The New York Times agrees, saying the spending bill has some of the most devious and damaging provisions imaginable for good government.

The newspaper's editorial board argues the bill is tailored for Wall Street, and would effectively put taxpayers back on the hook to cushion the banks' losses in risky derivative deals.

"The dirty secret is that many Democrats want this harmful repeal as much as Republicans do in the shabby, big-money symbiosis between Wall Street and Capitol Hill."

Analysis - Kim Gittleson, BBC News, New York

At the behest of Wall Street's biggest banks, Republican lawmakers had inserted a line that repealed one of the signature provisions of the 2010 Dodd-Frank financial reform bill.

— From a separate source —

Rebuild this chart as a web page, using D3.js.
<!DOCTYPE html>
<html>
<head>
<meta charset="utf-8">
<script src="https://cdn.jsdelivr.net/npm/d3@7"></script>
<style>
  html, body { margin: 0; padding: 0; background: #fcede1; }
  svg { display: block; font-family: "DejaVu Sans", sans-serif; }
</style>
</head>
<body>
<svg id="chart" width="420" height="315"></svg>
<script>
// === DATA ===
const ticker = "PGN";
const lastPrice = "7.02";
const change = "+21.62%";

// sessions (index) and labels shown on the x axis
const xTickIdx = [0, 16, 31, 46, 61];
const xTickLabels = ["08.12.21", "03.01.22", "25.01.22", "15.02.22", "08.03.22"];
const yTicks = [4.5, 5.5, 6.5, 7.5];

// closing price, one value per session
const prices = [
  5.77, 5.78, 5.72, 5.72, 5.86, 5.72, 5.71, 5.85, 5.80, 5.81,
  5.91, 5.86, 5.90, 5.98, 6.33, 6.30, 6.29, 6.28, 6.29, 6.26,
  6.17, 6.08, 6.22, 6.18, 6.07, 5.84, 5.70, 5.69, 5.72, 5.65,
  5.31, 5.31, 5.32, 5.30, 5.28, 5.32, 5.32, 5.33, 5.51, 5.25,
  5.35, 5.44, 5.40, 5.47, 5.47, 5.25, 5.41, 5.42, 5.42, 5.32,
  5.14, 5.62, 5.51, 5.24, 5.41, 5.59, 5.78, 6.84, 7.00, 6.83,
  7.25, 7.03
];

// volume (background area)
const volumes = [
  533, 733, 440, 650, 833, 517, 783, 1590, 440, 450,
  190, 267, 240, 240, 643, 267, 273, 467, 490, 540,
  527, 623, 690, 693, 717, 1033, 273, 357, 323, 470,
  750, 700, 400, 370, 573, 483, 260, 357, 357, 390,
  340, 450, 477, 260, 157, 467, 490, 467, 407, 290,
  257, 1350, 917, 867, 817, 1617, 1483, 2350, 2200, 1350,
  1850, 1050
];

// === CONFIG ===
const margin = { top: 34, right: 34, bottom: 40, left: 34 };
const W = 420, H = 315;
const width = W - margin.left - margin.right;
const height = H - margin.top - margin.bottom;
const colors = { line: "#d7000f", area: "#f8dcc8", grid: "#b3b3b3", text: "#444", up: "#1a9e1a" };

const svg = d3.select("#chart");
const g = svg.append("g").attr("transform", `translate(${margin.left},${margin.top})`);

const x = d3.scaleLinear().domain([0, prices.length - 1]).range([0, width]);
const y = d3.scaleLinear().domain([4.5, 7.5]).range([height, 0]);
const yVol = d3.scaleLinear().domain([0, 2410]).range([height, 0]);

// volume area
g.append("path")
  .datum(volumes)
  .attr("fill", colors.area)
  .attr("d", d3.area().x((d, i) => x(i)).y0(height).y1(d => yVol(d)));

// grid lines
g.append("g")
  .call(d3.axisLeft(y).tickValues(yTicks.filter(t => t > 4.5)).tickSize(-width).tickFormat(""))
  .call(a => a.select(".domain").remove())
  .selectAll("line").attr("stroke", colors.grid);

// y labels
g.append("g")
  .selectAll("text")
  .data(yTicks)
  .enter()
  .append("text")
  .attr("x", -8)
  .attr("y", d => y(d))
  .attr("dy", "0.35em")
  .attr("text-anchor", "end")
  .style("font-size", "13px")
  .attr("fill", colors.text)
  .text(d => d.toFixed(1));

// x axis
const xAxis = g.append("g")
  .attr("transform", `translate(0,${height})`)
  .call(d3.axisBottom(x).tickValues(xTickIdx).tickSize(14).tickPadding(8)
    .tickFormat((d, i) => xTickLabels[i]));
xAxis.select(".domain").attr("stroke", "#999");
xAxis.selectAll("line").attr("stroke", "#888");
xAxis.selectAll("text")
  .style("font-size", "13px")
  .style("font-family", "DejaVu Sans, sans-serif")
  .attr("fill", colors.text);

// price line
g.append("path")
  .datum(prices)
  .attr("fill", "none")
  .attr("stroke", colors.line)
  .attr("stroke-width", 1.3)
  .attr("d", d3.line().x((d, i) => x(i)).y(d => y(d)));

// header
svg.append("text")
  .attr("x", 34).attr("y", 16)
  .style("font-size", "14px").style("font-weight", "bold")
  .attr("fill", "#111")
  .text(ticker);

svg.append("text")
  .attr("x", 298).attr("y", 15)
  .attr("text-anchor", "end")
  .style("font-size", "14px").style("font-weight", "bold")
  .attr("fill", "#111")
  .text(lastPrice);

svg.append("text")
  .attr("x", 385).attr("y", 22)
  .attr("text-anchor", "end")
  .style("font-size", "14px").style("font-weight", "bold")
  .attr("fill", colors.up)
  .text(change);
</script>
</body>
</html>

This provision, Section 716, required banks to put portions of their riskier derivatives businesses into holding companies. The idea was to separate some of the bank's riskier trading in things like credit default swaps and commodities into a separate entity not insured by US taxpayers. But banks have balked at the rule since it was passed in 2010.

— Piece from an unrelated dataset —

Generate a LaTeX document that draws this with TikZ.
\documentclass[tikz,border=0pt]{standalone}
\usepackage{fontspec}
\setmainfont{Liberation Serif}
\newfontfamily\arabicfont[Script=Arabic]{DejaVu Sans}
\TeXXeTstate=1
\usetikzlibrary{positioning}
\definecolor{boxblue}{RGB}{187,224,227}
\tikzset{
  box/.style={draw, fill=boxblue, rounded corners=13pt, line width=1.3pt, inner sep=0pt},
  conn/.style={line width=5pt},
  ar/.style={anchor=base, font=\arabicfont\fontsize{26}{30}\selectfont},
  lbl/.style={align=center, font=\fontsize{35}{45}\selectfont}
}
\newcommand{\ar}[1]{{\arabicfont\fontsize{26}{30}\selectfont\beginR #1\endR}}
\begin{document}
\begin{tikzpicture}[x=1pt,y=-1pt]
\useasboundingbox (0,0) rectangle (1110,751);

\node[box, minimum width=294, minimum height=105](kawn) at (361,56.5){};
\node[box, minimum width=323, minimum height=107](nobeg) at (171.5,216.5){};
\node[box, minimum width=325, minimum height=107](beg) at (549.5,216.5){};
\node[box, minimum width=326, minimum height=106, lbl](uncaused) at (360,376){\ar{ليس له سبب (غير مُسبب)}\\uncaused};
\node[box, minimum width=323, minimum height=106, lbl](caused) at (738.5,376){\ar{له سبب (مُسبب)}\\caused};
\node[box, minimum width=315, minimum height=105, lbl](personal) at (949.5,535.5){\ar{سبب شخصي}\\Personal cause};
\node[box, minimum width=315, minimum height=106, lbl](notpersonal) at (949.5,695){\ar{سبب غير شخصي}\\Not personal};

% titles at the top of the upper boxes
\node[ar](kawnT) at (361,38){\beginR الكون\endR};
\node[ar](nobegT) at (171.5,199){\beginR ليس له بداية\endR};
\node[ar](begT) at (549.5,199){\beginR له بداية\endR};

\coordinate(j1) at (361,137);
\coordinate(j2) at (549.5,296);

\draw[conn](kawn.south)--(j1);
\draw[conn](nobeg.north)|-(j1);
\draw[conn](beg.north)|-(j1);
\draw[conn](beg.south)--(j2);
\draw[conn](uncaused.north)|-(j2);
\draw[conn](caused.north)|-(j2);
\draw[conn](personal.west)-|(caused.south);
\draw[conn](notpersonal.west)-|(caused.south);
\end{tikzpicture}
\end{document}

Citigroup, one of the country's largest banks, wrote a measure repealing the provision, and with help from JP Morgan's Jamie Dimon, managed to get Republicans to include it in the final $1.1bn budget bill.

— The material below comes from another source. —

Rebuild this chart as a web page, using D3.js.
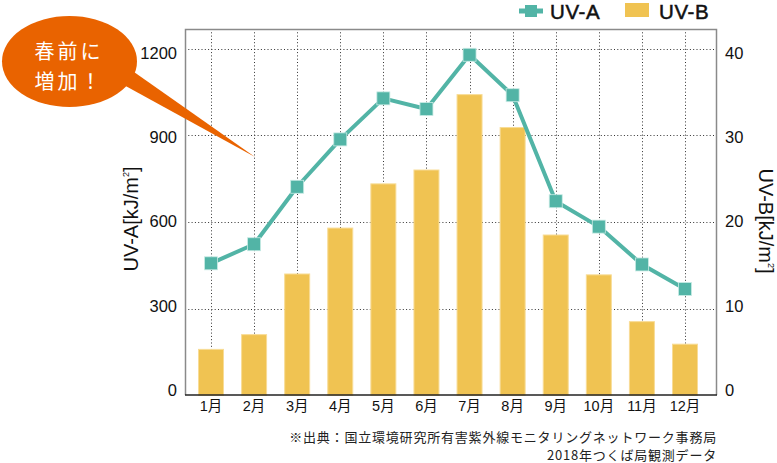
<!DOCTYPE html>
<html><head><meta charset="utf-8">
<script src="https://cdn.jsdelivr.net/npm/d3@7/dist/d3.min.js"></script>
<style>
html,body{margin:0;padding:0;background:#fff;}
svg{display:block;font-family:"Liberation Sans","Noto Sans CJK JP",sans-serif;}
</style></head>
<body>
<script>
const months = ["1月","2月","3月","4月","5月","6月","7月","8月","9月","10月","11月","12月"];
const uvA = [457, 523, 722, 886, 1028, 991, 1179, 1039, 672, 584, 453, 368];
const uvB = [5.3, 7.0, 14.0, 19.3, 24.4, 26.0, 34.7, 30.9, 18.5, 13.9, 8.5, 5.9];
const ticksA = [0, 300, 600, 900, 1200];
const ticksB = [0, 10, 20, 30, 40];
const calloutLines = ["春前に", "増加！"];
const noteLines = ["※出典：国立環境研究所有害紫外線モニタリングネットワーク事務局", "2018年つくば局観測データ"];

const W = 777, H = 463;
const frame = {l:185, r:717, t:29, b:395};
const teal = "#52b4a6", yellow = "#f0c352", orange = "#e96300";

const svg = d3.select("body").append("svg").attr("width", W).attr("height", H);

const x = d3.scaleBand().domain(months).range([189.45, 706.55]).paddingInner(0.42).paddingOuter(0.21);
const cx = d => x(d) + x.bandwidth()/2;
const yA = d3.scaleLinear().domain([0,1200]).range([395.3, 48.7]);
const yB = d3.scaleLinear().domain([0,40]).range([395.3, 48.7]);
const labA = d3.scaleLinear().domain([0,1200]).range([390, 53]);
const labB = d3.scaleLinear().domain([0,40]).range([390, 53]);

// grid
const grid = svg.append("g").attr("stroke","#333").attr("stroke-width",1).attr("stroke-dasharray","1,2.3");
grid.selectAll("line.h").data(ticksA.filter(t=>t>0)).join("line")
  .attr("x1", frame.l).attr("x2", frame.r)
  .attr("y1", d=>Math.round(yA(d))+0.5).attr("y2", d=>Math.round(yA(d))+0.5);
grid.selectAll("line.v").data(months).join("line")
  .attr("x1", d=>Math.round(cx(d))+0.5).attr("x2", d=>Math.round(cx(d))+0.5)
  .attr("y1", frame.t).attr("y2", frame.b);

// bars
svg.append("g").selectAll("rect").data(uvB).join("rect")
  .attr("x", (d,i)=>x(months[i])).attr("width", x.bandwidth())
  .attr("y", d=>yB(d)).attr("height", d=>yB(0)-yB(d))
  .attr("fill", yellow).attr("stroke","#f8dc96").attr("stroke-width",1);

// frame
svg.append("path").attr("d",`M${frame.l+0.5},${frame.b} V${frame.t+0.5} H${frame.r-0.5} V${frame.b}`)
  .attr("fill","none").attr("stroke","#8a8a8a").attr("stroke-width",1.5);
svg.append("line").attr("x1",frame.l).attr("x2",frame.r).attr("y1",frame.b).attr("y2",frame.b)
  .attr("stroke","#222").attr("stroke-width",1.5);

// line
const line = d3.line().x((d,i)=>cx(months[i])).y(d=>yA(d));
svg.append("path").datum(uvA).attr("d", line).attr("fill","none")
  .attr("stroke", teal).attr("stroke-width",4).attr("stroke-linejoin","round");
svg.append("g").selectAll("rect").data(uvA).join("rect")
  .attr("x",(d,i)=>cx(months[i])-6.5).attr("y",d=>yA(d)-6.5)
  .attr("width",13).attr("height",13).attr("fill",teal).attr("stroke","#c9ebe5").attr("stroke-width",0.8);

// axes labels
const axL = svg.append("g").attr("transform","translate(177,0)")
  .call(d3.axisLeft(labA).tickValues(ticksA).tickFormat(d3.format("d")).tickSize(0).tickPadding(0));
axL.select(".domain").remove();
axL.selectAll("text").attr("font-size",16.5).attr("font-family","Liberation Sans").attr("fill","#111");
const axR = svg.append("g").attr("transform","translate(725,0)")
  .call(d3.axisRight(labB).tickValues(ticksB).tickFormat(d3.format("d")).tickSize(0).tickPadding(0));
axR.select(".domain").remove();
axR.selectAll("text").attr("font-size",16.5).attr("font-family","Liberation Sans").attr("fill","#111");

const axX = svg.append("g").attr("transform","translate(0,400)")
  .call(d3.axisBottom(x).tickSize(0).tickPadding(0));
axX.select(".domain").remove();
axX.selectAll("text").attr("font-size",14.5).attr("dy","0.75em").attr("fill","#111")
  .attr("font-family","'Liberation Sans','Noto Sans CJK JP'");

// axis titles
const tA = svg.append("text").attr("transform","translate(138,219) rotate(-90)")
  .attr("text-anchor","middle").attr("font-size",20).attr("fill","#111");
tA.append("tspan").text("UV-A[kJ/m");
tA.append("tspan").attr("font-size",9).attr("dy",-9).text("2");
tA.append("tspan").attr("dy",9).text("]");
const tB = svg.append("text").attr("transform","translate(759,221) rotate(90)")
  .attr("text-anchor","middle").attr("font-size",20).attr("fill","#111");
tB.append("tspan").text("UV-B[kJ/m");
tB.append("tspan").attr("font-size",9).attr("dy",-9).text("2");
tB.append("tspan").attr("dy",9).text("]");

// legend
const lg = svg.append("g");
lg.append("line").attr("x1",519).attr("x2",543).attr("y1",11).attr("y2",11).attr("stroke",teal).attr("stroke-width",5);
lg.append("rect").attr("x",525).attr("y",5).attr("width",12).attr("height",12).attr("fill",teal);
lg.append("text").attr("x",550).attr("y",18.5).attr("font-size",20.5).attr("letter-spacing",0.6).attr("fill","#111").attr("stroke","#111").attr("stroke-width",0.5).text("UV-A");
lg.append("rect").attr("x",625).attr("y",3).attr("width",24).attr("height",14).attr("fill",yellow);
lg.append("text").attr("x",659).attr("y",18.5).attr("font-size",20.5).attr("letter-spacing",0.6).attr("fill","#111").attr("stroke","#111").attr("stroke-width",0.5).text("UV-B");

// callout
const co = svg.append("g");
co.append("path").attr("d","M122,84 L255,157 L134,72 Z").attr("fill",orange);
co.append("ellipse").attr("cx",69.5).attr("cy",61.5).attr("rx",67.5).attr("ry",45.5).attr("fill",orange);
co.selectAll("text").data(calloutLines).join("text")
  .attr("x",69).attr("y",(d,i)=>52+i*30).attr("dy","0.35em").attr("text-anchor","middle")
  .attr("font-family","'Noto Sans CJK JP'").attr("font-size",20).attr("letter-spacing",3)
  .attr("fill","#fff").text(d=>d);

// notes
svg.selectAll("text.note").data(noteLines).join("text").attr("class","note")
  .attr("x",717).attr("y",(d,i)=>442+i*18).attr("text-anchor","end")
  .attr("font-family","'Noto Sans CJK JP'").attr("font-size",13).attr("letter-spacing",0.8).attr("fill","#222").text(d=>d);
</script>
</body></html>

Unsurprisingly, this angered many liberal Democrats - and even conservative Tea Party members - who saw it as a dirty play by Wall Street to force a Congress desperately in need of passing a spending bill into doing the banks' bidding.

But with a US public tired of fiscal brinksmanship - and a newly empowered Republican majority - it seems that the bill will pass. Once more, US taxpayers will be tied inextricably to obscure, and risky, Wall Street activities.

Outspoken opponent, Democratic Senator Elizabeth Warren, called the spending bill "the worst of government for the rich and powerful", urging House Democrats to withhold their support prior to Thursday's vote.

Fear of a looming government shutdown propelled the legislation to victory in the lower chamber of Congress though.

And Wall Street's success in using the year-end spending bill to weaken a provision of the 2010 financial reform law shows how it plans to wield its clout in the months ahead - slowly and methodically, argues Politico.

"Wall Street's strategy toward weakening the pushout restrictions has involved slowly building bipartisan support. Wall Street lobbyists worked with lawmakers on a standalone House bill, touting its vote tallies as evidence the change has ample support."

Politico reports that last year 70 Democrats voted in favour of a bill that would weaken the provision.

Bloomberg disagrees that the bill is the wrong decision for America, however.

"It's a product of horse trades, half measures and compromises, some unseemly. But in the recent history of confidence-killing brinkmanship in Congress, it amounts to a positive development," writes the editorial board.

As a whole, Bloomberg argues, the bill reflects the merged interests of Democrats and Republicans.

"That's appropriate in a capital where government is divided and power is shared. While it's too soon to suggest that Congress is functional, passing the spending agreement would help raise what has been a dangerously low bar."